Especially in the case of Mary, Jesus knew that he was going to raise Lazarus from the dead in few minutes.
So there really was no reason for tears.
But Jesus shed tears.
If it were me, I would have scolded Mary and tell her not to cry.
There is going to be a moment of great joy in few minutes.
But Jesus wept.

Do you see the grace and love of Jesus here?
He shed tears because he is perfect.
He is the perfect love and perfect counselor.
He shed tears because that’s exactly what Mary needed.

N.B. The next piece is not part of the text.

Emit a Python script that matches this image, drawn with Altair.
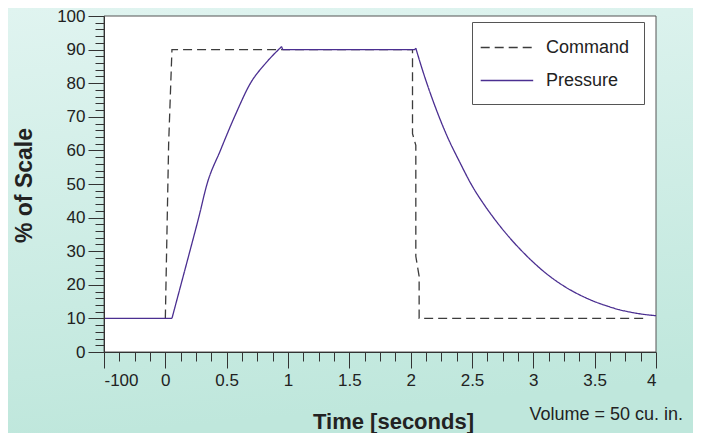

Sometimes you need someone to weep with you.
There is no greater comfort at times than to have someone who mourn with you.
Sometimes, you need a solid teaching.
You need a person to tell you to words of truth.
It all depends on the situation.
You need someone to tell the truth at times, and you need someone to shed tears with you at other times.
So Jesus, being the perfect counselor he is, gave a teaching to one and tears to another.

Let me conclude.
Jesus came and met us in the manner best suited for us and gave us the new spiritual life.
But do you know how he was able to give that life?
As we talked about earlier, through this miraculous event, Jesus would soon be killed.
Jesus knew this.
But he went ahead and raised Lazarus anyways.
Put it another way, Jesus chose to die in order to raise Lazarus from death.
In order to call Lazarus out of grave, Jesus went into the grave.
Do you get this grace?
How do you know if God loves you?
There is no way to tell in other religion.
But Christianity shows it clearly.
In order to give us new life, the new resurrection life, Jesus gave up his own life for us.
Do you know this grace and love?

If you do know it, then there is one thing you must do.
Tell others of this grace.
v. 39 – “Take away the stone.”
v. 44 – “Unbind him, and let him go.”
It is up to Jesus to make one live.
But we need to take away the stone and unbind him.
We can do the preparatory work and the work after, by loving that person.

I pray that we all will hear the call of Jesus and understand his love, so that we can partake in the ministry to share the Words of Life to those who so desperately need it.